The truth is that there has always been an acceptance in Ireland that the English are fair game, a view emboldened over the past year by the US president Joe Biden. "The BBC? I'm Irish," he famously quipped when asked for a quick word with the Beeb. In his first full speech as US president, he described how his grandfather had "left because of what the Brits had been doing".

“Should every English person be made to feel responsible for 800 years of history?” one friend of mine who grew up in Ireland with an English mother has wondered. The answer, according to some, is yes.

"The general feeling is that it's funny to sit back and watch the Brits self-destruct. They're our neighbour but historically they're our oppressor, so it's all very bittersweet," said Ben Quinn, an administrator of the Irish Simpsons Fans Facebook page, explaining the appeal of Brexit memes to Buzzfeed a couple of years ago.
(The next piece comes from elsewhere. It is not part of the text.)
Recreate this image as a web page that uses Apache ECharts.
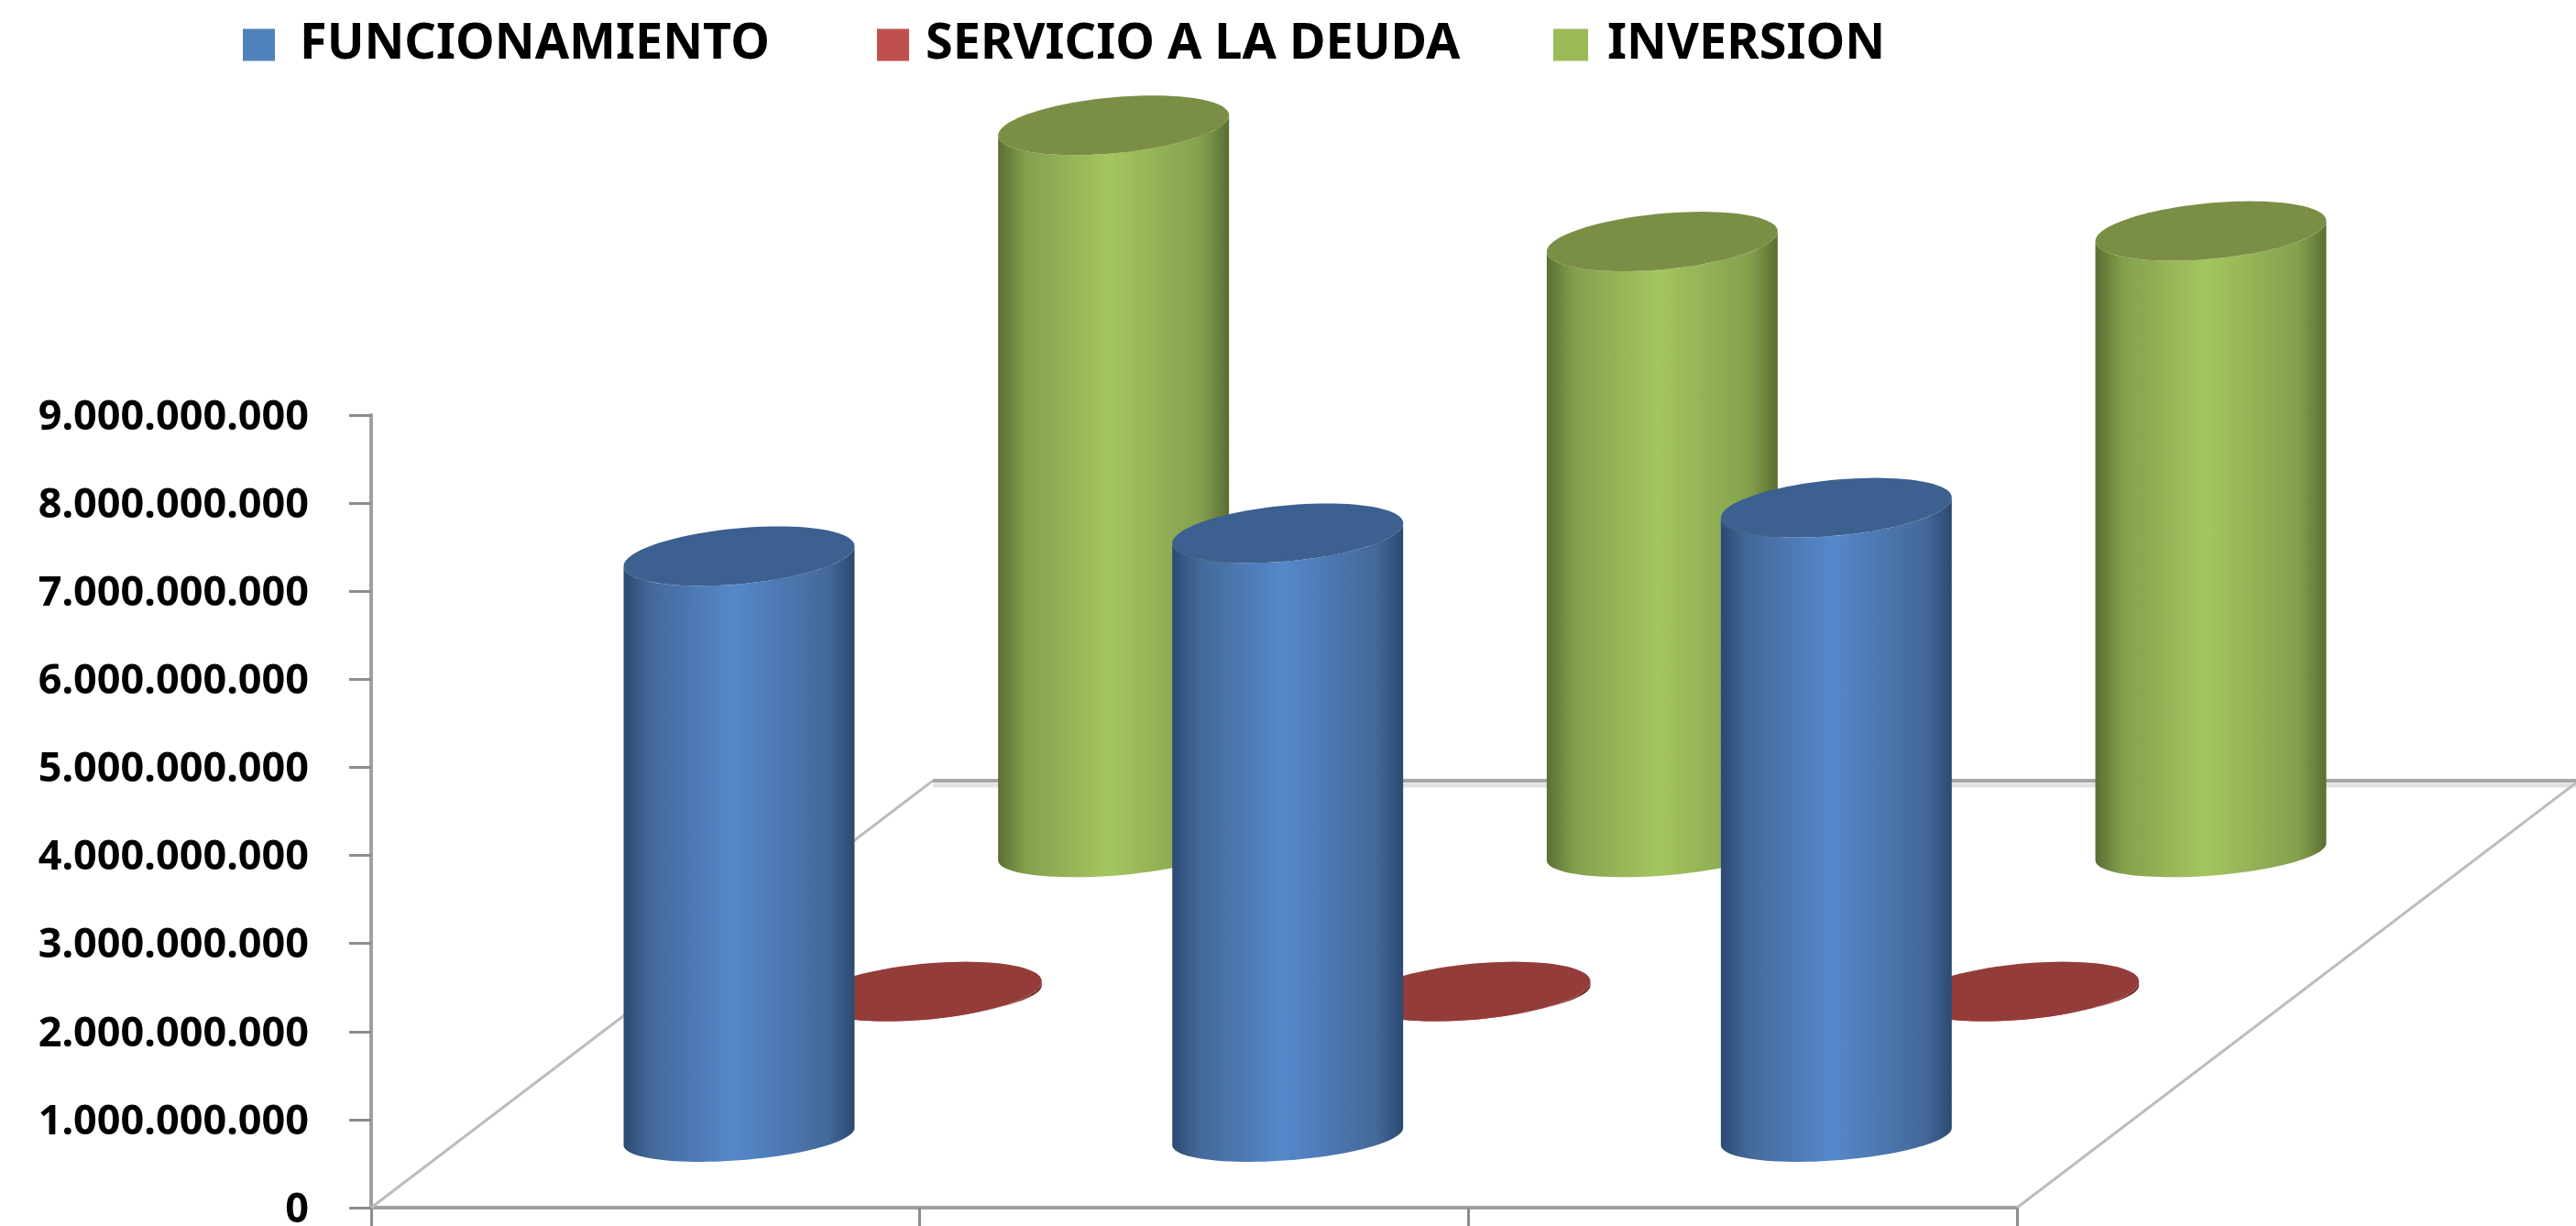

If we're going to call our neighbours racist, we'd better get our own house in order first

At the other end of the spectrum is the more thoughtful commentary that is not anti-British, but still guilty of writing it off as a place, as Fergus Finlay put it in the Irish Examiner this week, “awash with ignorance and squalor . . . riven by racism”. If we’re going to call our neighbours racist, we’d better get our own house in order first. A 2019 research report Being Black in the EU found that one-third of people surveyed in Ireland faced discrimination because of their skin colour. Of course, the most socially acceptable kind of discrimination in Ireland has always been that directed at the English.

Yes, but we're entitled, the argument goes. Eight hundred years and all that: Bloody Sunday; Brexit; Priti Patel's food shortages; the Border; ongoing ignorance of Irish history, politics, culture; amnesty for British soldiers; and co-opting of Saoirse Ronan's identity. Maybe "sitting back and watching the Brits self-destruct" is more entertaining summer viewing than Love Island or the Olympics. But who does it serve? Ireland is the country with most to lose – not least because Johnson seems determined to weaponise unionist disquiet to put pressure on the EU, a dangerous game to play under the heat of the July sun.

We’re no better than Boris or the most rabid Brexiteers if we can’t resist our own version of the misty-eyed obsession with the past and bitter identity politics that led directly to Brexit.